WRITTEN EXERCISE: Both boundary lines count: repeat, exactly and alone, the lines from the one containing "Write a web" to the one containing "const yTickValues = [40, 60, 80, 100, 120, 140, 160, 180];", with pictures left out.

[Begin]

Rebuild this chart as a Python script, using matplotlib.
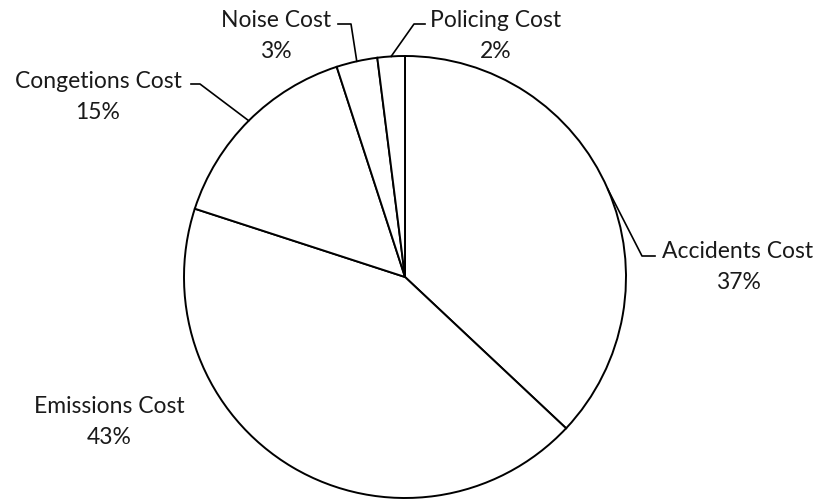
import numpy as np
import matplotlib.pyplot as plt

plt.rcParams['font.family'] = ['Lato', 'DejaVu Sans']

labels = ["Accidents Cost", "Emissions Cost", "Congetions Cost", "Noise Cost", "Policing Cost"]
shares = [37, 43, 15, 3, 2]

# label centre x and first-line baseline y (pixels, y downwards)
label_pos = [(738, 258), (109, 413), (98, 88), (276, 27), (496, 27)]
# leader line bends / ends (the start point is taken on the pie edge)
leaders = [
    [(642, 257), (655, 257)],
    None,
    [(200, 85), (191, 85)],
    [(351, 25), (338, 25)],
    [(414, 25), (425, 25)],
]

W, H = 821, 502
cx, cy, r = 405, 278, 221

fig = plt.figure(figsize=(W / 100, H / 100), dpi=100)

# pie drawn with y upward so the clockwise order is kept
pax = fig.add_axes([0, 0, 1, 1])
pax.pie(shares, startangle=90, counterclock=False, center=(cx, H - cy), radius=r,
        colors=['white'] * len(shares),
        wedgeprops=dict(edgecolor='black', linewidth=1.4), frame=True)
pax.set_xlim(0, W)
pax.set_ylim(0, H)
pax.axis('off')

ax = fig.add_axes([0, 0, 1, 1])
ax.set_xlim(0, W)
ax.set_ylim(H, 0)
ax.axis('off')

ang = 90.0
for lab, s, (x, y), ld in zip(labels, shares, label_pos, leaders):
    mid = np.deg2rad(ang - s * 3.6 / 2)
    ang -= s * 3.6
    ax.text(x, y, lab, ha='center', va='baseline', fontsize=16.5, color='#1a1a1a')
    ax.text(x, y + 31, f"{s}%", ha='center', va='baseline', fontsize=16.5, color='#1a1a1a')
    if ld:
        pts = [(cx + r * np.cos(mid), cy - r * np.sin(mid))] + ld
        xs, ys = zip(*pts)
        ax.plot(xs, ys, color='black', lw=1.2)

fig.savefig('out.png', dpi=100)
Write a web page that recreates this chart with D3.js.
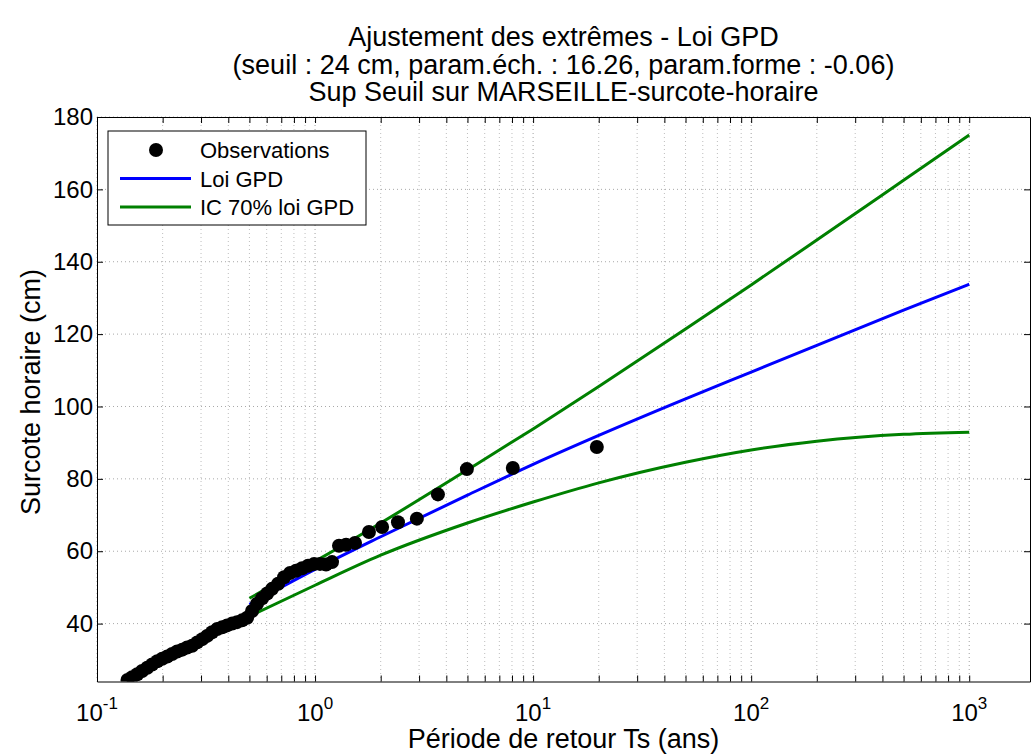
<!DOCTYPE html>
<html>
<head>
<meta charset="utf-8">
<script src="https://cdn.jsdelivr.net/npm/d3@7"></script>
<style>
  body { margin: 0; background: #fff; }
  svg { display: block; }
  text { font-family: "Liberation Sans", Arial, Helvetica, sans-serif; fill: #000; }
</style>
</head>
<body>
<svg id="chart" width="1032" height="756"></svg>
<script>
// ---- Chart text ----
const titleLines = [
  "Ajustement des extrêmes - Loi GPD",
  "(seuil : 24 cm, param.éch. : 16.26, param.forme : -0.06)",
  "Sup Seuil sur MARSEILLE-surcote-horaire"
];
const xLabel = "Période de retour Ts (ans)";
const yLabel = "Surcote horaire (cm)";
const legendLabels = ["Observations", "Loi GPD", "IC 70% loi GPD"];

// ---- Ticks ----
const xTickValues = [0.1, 1, 10, 100, 1000];
const xTickExponents = ["-1", "0", "1", "2", "3"];
const yTickValues = [40, 60, 80, 100, 120, 140, 160, 180];

// ---- Fitted GPD return levels (cm) and 70% confidence band ----
const returnPeriods = [0.5, 1, 2, 5, 10, 20, 50, 100, 200, 500, 1000];
const gpdLevel      = [45.3, 55, 64, 75.5, 84, 92, 102.1, 109.5, 116.9, 126.6, 133.8];
const icUpper       = [47, 57.2, 67.8, 82.5, 93.8, 105.5, 121.4, 133.6, 146, 162.5, 175];
const icLower       = [42, 50.6, 58.9, 67.8, 73.6, 78.9, 84.6, 88, 90.4, 92.3, 92.9];

// ---- Observed exceedances: return period (years) and surge (cm) ----
const obsPeriod = [
  19.6, 8.07, 4.97, 3.66, 2.93, 2.4, 2.03, 1.767, 1.525, 1.387, 1.288,
  1.196, 1.123, 1.054, 0.99, 0.929, 0.872, 0.818, 0.768, 0.721, 0.677,
  0.635, 0.603, 0.572, 0.542, 0.514, 0.488, 0.463, 0.439, 0.417, 0.395,
  0.375, 0.356, 0.337, 0.320, 0.304, 0.288, 0.273, 0.259, 0.246, 0.233,
  0.221, 0.210, 0.199, 0.189, 0.179, 0.170, 0.161, 0.153, 0.145, 0.138
];
const obsLevel = [
  88.8, 83, 82.7, 75.7, 69, 68, 66.7, 65.3, 62.3, 61.8, 61.5,
  57, 56.3, 56.5, 56.5, 56, 55.3, 54.6, 54, 52.8, 51,
  49.6, 48.3, 47, 45.5, 43.5, 41.6, 40.9, 40.4, 40, 39.5,
  39, 38.5, 37.6, 36.6, 35.7, 34.8, 33.9, 33.4, 32.8, 32.3,
  31.6, 30.9, 30.3, 29.6, 28.7, 27.8, 26.9, 26, 25.2, 24.4
];

// ---- Layout ----
const plot = { left: 97, right: 1030, top: 117, bottom: 681.5 };
const FONT_AXES = 24, FONT_LABEL = 27, FONT_TITLE = 27, FONT_LEGEND = 22;

const svg = d3.select("#chart");

const x = d3.scaleLog().domain([0.1, 1900]).range([plot.left, plot.right]);
const y = d3.scaleLinear().domain([24, 180]).range([plot.bottom, plot.top]);

// all log ticks (1..9 per decade) inside the domain
const xAllTicks = [];
for (let e = -1; e <= 3; e++) {
  for (let k = 1; k <= 9; k++) {
    const v = k * Math.pow(10, e);
    if (v >= 0.1 && v <= 1900) xAllTicks.push(+v.toPrecision(6));
  }
}

svg.append("defs").append("clipPath").attr("id", "plotClip")
  .append("rect")
  .attr("x", plot.left).attr("y", plot.top)
  .attr("width", plot.right - plot.left).attr("height", plot.bottom - plot.top);

// ---- Grid (dotted) ----
const grid = svg.append("g").attr("class", "grid");
grid.selectAll("line.gx").data(xAllTicks).join("line")
  .attr("class", "gx")
  .attr("x1", d => x(d)).attr("x2", d => x(d))
  .attr("y1", plot.top).attr("y2", plot.bottom)
  .attr("stroke", d => xTickValues.includes(d) ? "#a0a0a0" : "#bdbdbd")
  .attr("stroke-width", 1)
  .attr("stroke-dasharray", "1,3");
grid.selectAll("line.gy").data(yTickValues).join("line")
  .attr("class", "gy")
  .attr("x1", plot.left).attr("x2", plot.right)
  .attr("y1", d => y(d)).attr("y2", d => y(d))
  .attr("stroke", "#a8a8a8")
  .attr("stroke-width", 1)
  .attr("stroke-dasharray", "1,3");

// ---- Curves ----
const curveData = (vals) => returnPeriods.map((t, i) => [t, vals[i]]);
const line = d3.line()
  .x(d => x(d[0])).y(d => y(d[1]))
  .curve(d3.curveMonotoneX);

const marks = svg.append("g").attr("clip-path", "url(#plotClip)");
marks.append("path").datum(curveData(icUpper))
  .attr("d", line).attr("fill", "none")
  .attr("stroke", "#008000").attr("stroke-width", 3);
marks.append("path").datum(curveData(icLower))
  .attr("d", line).attr("fill", "none")
  .attr("stroke", "#008000").attr("stroke-width", 3);
marks.append("path").datum(curveData(gpdLevel))
  .attr("d", line).attr("fill", "none")
  .attr("stroke", "#0000ff").attr("stroke-width", 3);

// ---- Observations ----
marks.selectAll("circle.obs")
  .data(obsPeriod.map((t, i) => [t, obsLevel[i]]))
  .join("circle")
  .attr("class", "obs")
  .attr("cx", d => x(d[0])).attr("cy", d => y(d[1]))
  .attr("r", 7)
  .attr("fill", "#000");

// ---- Axes (ticks pointing inward on all four sides) ----
const axB = svg.append("g").attr("transform", `translate(0,${plot.bottom})`)
  .call(d3.axisBottom(x).tickValues(xAllTicks).tickSizeInner(-6).tickSizeOuter(0).tickFormat(""));
const axT = svg.append("g").attr("transform", `translate(0,${plot.top})`)
  .call(d3.axisTop(x).tickValues(xAllTicks).tickSizeInner(-6).tickSizeOuter(0).tickFormat(""));
const axL = svg.append("g").attr("transform", `translate(${plot.left},0)`)
  .call(d3.axisLeft(y).tickValues(yTickValues).tickSizeInner(-6).tickSizeOuter(0).tickPadding(4));
const axR = svg.append("g").attr("transform", `translate(${plot.right},0)`)
  .call(d3.axisRight(y).tickValues(yTickValues).tickSizeInner(-6).tickSizeOuter(0).tickFormat(""));

[axB, axT, axL, axR].forEach(g => {
  g.selectAll("path.domain").attr("stroke", "#000").attr("stroke-width", 1);
  g.selectAll(".tick line").attr("stroke", "#000").attr("stroke-width", 1);
});
axL.selectAll(".tick text")
  .attr("font-size", FONT_AXES)
  .attr("font-family", "Liberation Sans, Arial, sans-serif")
  .attr("fill", "#000");

// x tick labels as powers of ten
const xLab = svg.append("g");
xTickValues.forEach((v, i) => {
  const t = xLab.append("text")
    .attr("x", x(v)).attr("y", 721)
    .attr("text-anchor", "middle")
    .attr("font-size", FONT_AXES);
  t.append("tspan").text("10");
  t.append("tspan").attr("dy", -12).attr("font-size", 17).text(xTickExponents[i]);
});

// ---- Axis titles ----
svg.append("text")
  .attr("x", (plot.left + plot.right) / 2).attr("y", 748)
  .attr("text-anchor", "middle").attr("font-size", FONT_LABEL)
  .text(xLabel);
svg.append("text")
  .attr("transform", `translate(40,392) rotate(-90)`)
  .attr("text-anchor", "middle").attr("font-size", FONT_LABEL)
  .text(yLabel);

// ---- Title ----
svg.append("g").selectAll("text").data(titleLines).join("text")
  .attr("x", (plot.left + plot.right) / 2)
  .attr("y", (d, i) => 46 + i * 27.5)
  .attr("text-anchor", "middle").attr("font-size", FONT_TITLE)
  .text(d => d);

// ---- Legend ----
const lg = svg.append("g");
lg.append("rect")
  .attr("x", 108).attr("y", 131).attr("width", 258).attr("height", 94)
  .attr("fill", "#fff").attr("stroke", "#000").attr("stroke-width", 1);
const legendRows = [
  { label: legendLabels[0], type: "dot", color: "#000" },
  { label: legendLabels[1], type: "line", color: "#0000ff" },
  { label: legendLabels[2], type: "line", color: "#008000" }
];
legendRows.forEach((r, i) => {
  const cy = 150 + i * 28.5;
  if (r.type === "dot") {
    lg.append("circle").attr("cx", 156).attr("cy", cy).attr("r", 7).attr("fill", r.color);
  } else {
    lg.append("line").attr("x1", 120).attr("x2", 191).attr("y1", cy).attr("y2", cy)
      .attr("stroke", r.color).attr("stroke-width", 3);
  }
  lg.append("text").attr("x", 200).attr("y", cy + 8).attr("font-size", FONT_LEGEND).text(r.label);
});
</script>
</body>
</html>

[End]

EXERCISE OUTPUT:
Write a web page that recreates this chart with D3.js.
<!DOCTYPE html>
<html>
<head>
<meta charset="utf-8">
<script src="https://cdn.jsdelivr.net/npm/d3@7"></script>
<style>
  body { margin: 0; background: #fff; }
  svg { display: block; }
  text { font-family: "Liberation Sans", Arial, Helvetica, sans-serif; fill: #000; }
</style>
</head>
<body>
<svg id="chart" width="1032" height="756"></svg>
<script>
// ---- Chart text ----
const titleLines = [
  "Ajustement des extrêmes - Loi GPD",
  "(seuil : 24 cm, param.éch. : 16.26, param.forme : -0.06)",
  "Sup Seuil sur MARSEILLE-surcote-horaire"
];
const xLabel = "Période de retour Ts (ans)";
const yLabel = "Surcote horaire (cm)";
const legendLabels = ["Observations", "Loi GPD", "IC 70% loi GPD"];

// ---- Ticks ----
const xTickValues = [0.1, 1, 10, 100, 1000];
const xTickExponents = ["-1", "0", "1", "2", "3"];
const yTickValues = [40, 60, 80, 100, 120, 140, 160, 180];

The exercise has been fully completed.